> [Instruction] Lift out, unaltered, the lines of the material below between the line holding "Reproduce this chart with matplotlib." and the line holding "year_labels = [61, 65, 69, 73, 77, 81, 85]", counting both.

> [Working data]
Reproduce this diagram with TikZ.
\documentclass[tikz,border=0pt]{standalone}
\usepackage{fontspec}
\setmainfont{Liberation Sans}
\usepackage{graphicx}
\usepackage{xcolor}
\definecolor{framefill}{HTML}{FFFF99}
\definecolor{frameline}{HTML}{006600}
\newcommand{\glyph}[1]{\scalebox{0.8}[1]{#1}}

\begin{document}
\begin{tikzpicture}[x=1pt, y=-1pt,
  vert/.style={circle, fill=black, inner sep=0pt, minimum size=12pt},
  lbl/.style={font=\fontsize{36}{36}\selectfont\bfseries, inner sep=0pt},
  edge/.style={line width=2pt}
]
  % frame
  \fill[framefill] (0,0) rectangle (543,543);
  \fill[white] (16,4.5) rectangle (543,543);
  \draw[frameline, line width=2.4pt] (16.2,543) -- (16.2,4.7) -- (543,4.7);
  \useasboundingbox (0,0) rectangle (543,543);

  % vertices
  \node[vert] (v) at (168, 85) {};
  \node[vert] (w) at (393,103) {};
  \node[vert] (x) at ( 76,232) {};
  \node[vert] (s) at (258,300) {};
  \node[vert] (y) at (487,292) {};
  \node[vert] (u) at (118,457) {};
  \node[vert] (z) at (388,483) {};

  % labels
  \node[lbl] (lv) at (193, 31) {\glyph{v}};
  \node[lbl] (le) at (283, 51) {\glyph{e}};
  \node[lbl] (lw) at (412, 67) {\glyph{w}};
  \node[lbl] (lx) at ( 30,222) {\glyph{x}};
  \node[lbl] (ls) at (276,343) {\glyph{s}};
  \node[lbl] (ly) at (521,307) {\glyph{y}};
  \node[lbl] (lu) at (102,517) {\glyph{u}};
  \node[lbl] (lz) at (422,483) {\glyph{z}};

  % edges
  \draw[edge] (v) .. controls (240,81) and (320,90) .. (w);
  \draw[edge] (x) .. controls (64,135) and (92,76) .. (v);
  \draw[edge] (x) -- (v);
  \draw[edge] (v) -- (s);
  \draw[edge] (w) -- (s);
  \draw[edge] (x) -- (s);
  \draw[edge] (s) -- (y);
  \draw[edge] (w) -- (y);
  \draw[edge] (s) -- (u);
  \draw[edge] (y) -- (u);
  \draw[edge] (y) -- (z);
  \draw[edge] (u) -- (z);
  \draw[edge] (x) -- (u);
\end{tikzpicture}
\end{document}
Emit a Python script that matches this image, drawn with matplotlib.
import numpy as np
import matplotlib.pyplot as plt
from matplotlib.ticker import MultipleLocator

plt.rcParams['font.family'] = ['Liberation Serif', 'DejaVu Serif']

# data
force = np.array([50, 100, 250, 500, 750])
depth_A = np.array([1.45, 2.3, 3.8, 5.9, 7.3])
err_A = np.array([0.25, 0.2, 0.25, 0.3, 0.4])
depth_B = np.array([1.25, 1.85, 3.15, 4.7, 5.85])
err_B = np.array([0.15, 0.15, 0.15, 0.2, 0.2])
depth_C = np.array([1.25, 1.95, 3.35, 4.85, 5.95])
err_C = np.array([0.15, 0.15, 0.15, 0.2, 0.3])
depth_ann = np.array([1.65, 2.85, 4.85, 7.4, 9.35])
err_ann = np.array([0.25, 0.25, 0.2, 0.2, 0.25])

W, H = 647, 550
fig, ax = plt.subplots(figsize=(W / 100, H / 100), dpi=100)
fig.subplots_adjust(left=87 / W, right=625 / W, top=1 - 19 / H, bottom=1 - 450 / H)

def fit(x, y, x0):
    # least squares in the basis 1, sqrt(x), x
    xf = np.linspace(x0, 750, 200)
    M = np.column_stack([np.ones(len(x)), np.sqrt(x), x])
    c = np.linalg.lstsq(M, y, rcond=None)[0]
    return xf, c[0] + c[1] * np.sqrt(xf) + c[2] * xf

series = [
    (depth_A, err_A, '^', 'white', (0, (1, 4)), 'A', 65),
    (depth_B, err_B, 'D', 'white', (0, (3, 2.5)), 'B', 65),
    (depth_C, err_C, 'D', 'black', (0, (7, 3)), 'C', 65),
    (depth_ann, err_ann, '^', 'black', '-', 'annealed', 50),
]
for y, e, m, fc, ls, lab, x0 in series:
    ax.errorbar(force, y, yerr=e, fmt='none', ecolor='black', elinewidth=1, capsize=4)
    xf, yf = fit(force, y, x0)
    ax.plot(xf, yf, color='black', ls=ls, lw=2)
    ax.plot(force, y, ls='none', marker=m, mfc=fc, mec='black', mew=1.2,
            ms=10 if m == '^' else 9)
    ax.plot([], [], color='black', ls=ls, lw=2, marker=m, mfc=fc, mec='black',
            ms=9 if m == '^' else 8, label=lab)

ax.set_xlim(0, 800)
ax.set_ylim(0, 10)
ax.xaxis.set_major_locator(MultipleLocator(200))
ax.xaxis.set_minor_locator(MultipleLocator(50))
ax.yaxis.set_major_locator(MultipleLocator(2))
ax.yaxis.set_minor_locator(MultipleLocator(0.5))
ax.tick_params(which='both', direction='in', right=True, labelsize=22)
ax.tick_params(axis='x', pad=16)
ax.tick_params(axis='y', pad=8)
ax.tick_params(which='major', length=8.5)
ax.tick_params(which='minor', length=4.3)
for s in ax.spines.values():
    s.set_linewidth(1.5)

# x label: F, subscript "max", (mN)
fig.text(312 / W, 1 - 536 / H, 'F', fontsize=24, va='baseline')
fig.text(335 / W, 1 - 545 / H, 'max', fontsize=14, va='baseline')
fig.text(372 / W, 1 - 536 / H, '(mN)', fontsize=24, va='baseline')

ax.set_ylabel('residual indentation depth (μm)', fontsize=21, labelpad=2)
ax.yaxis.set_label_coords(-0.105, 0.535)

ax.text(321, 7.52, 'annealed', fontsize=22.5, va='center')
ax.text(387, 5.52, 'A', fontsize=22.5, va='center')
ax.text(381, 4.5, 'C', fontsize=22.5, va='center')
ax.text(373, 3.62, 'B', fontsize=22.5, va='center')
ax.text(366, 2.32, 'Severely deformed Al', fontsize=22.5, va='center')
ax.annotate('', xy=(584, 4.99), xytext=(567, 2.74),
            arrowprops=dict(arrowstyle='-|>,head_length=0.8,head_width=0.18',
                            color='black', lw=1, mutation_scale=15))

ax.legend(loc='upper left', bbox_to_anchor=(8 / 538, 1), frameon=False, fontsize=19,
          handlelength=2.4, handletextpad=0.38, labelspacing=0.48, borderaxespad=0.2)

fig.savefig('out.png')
---
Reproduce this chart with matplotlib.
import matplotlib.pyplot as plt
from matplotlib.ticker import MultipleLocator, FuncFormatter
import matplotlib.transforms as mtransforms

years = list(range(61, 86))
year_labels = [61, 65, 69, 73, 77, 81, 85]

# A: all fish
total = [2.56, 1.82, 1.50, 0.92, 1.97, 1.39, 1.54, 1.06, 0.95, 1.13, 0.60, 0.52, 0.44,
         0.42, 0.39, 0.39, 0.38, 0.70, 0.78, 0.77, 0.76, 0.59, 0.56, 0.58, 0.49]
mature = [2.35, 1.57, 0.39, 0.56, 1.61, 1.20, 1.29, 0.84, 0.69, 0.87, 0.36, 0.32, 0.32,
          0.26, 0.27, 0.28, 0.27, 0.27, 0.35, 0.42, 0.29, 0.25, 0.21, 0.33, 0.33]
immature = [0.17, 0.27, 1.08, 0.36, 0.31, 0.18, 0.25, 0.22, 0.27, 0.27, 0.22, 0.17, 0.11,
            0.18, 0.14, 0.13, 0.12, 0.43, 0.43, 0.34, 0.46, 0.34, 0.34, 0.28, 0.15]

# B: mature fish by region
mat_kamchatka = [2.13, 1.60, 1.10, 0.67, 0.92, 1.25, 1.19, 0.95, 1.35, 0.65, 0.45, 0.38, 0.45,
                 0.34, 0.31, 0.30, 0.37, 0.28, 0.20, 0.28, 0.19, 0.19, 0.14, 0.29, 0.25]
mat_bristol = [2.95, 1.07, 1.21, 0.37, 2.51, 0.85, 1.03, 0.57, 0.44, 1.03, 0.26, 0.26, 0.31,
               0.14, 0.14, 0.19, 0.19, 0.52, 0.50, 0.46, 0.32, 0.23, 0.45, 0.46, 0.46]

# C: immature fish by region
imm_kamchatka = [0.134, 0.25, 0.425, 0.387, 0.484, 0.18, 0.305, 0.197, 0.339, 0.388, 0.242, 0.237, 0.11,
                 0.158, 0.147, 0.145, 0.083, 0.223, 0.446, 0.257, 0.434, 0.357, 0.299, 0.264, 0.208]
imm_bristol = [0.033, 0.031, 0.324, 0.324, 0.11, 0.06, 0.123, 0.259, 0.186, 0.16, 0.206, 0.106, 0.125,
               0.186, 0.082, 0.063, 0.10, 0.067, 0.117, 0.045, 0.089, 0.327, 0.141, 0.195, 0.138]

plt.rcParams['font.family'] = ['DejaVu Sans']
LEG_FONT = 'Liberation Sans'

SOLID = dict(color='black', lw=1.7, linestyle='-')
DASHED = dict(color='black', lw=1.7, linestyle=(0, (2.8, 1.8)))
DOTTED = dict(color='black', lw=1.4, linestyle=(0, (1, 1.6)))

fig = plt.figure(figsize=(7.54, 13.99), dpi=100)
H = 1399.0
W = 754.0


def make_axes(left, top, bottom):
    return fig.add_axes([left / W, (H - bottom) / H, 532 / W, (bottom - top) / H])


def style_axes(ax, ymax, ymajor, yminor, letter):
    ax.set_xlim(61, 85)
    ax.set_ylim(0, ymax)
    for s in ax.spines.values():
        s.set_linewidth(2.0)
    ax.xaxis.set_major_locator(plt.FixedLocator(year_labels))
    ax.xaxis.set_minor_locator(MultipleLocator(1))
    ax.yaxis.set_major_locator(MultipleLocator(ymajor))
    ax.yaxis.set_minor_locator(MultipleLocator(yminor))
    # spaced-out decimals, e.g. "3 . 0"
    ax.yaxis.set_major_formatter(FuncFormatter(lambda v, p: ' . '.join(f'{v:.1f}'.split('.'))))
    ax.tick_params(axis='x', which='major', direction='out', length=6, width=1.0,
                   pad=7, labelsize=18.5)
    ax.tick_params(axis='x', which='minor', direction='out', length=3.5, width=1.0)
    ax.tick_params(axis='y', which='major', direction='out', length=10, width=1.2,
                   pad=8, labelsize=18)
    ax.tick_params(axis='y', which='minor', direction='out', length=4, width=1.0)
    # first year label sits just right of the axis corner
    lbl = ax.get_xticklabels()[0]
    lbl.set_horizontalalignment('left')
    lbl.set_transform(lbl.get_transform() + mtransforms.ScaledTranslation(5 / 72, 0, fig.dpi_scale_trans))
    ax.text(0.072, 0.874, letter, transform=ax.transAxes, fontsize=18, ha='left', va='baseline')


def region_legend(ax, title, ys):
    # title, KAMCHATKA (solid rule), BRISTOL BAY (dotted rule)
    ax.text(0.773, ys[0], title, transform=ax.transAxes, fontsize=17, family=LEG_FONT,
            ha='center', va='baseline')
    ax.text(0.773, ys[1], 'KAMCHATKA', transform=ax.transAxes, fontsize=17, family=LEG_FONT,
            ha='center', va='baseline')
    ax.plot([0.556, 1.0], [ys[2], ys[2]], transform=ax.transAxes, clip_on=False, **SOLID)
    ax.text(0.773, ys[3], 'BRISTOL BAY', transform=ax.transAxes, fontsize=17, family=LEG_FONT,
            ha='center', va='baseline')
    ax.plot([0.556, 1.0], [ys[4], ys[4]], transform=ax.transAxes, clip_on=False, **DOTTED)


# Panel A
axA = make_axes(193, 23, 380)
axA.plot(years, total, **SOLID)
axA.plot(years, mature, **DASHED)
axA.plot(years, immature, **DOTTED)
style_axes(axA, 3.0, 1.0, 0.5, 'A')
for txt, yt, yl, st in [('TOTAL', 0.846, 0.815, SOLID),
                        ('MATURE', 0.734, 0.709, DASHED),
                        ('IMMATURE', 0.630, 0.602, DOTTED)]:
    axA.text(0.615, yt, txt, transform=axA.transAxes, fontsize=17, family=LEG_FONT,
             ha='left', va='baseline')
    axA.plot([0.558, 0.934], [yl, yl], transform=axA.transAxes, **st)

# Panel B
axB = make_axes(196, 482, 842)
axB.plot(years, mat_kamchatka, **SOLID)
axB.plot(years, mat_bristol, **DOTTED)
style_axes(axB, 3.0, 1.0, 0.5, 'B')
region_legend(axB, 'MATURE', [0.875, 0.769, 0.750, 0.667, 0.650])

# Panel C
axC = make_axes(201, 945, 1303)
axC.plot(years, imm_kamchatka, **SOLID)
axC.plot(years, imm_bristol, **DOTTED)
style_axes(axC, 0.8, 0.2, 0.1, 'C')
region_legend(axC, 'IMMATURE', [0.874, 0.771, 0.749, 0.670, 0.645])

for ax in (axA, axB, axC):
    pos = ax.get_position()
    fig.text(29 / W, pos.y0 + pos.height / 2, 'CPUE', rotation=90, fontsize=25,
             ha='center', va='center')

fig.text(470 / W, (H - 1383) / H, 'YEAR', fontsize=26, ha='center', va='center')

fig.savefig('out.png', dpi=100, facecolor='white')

> [The solution]
Reproduce this chart with matplotlib.
import matplotlib.pyplot as plt
from matplotlib.ticker import MultipleLocator, FuncFormatter
import matplotlib.transforms as mtransforms

years = list(range(61, 86))
year_labels = [61, 65, 69, 73, 77, 81, 85]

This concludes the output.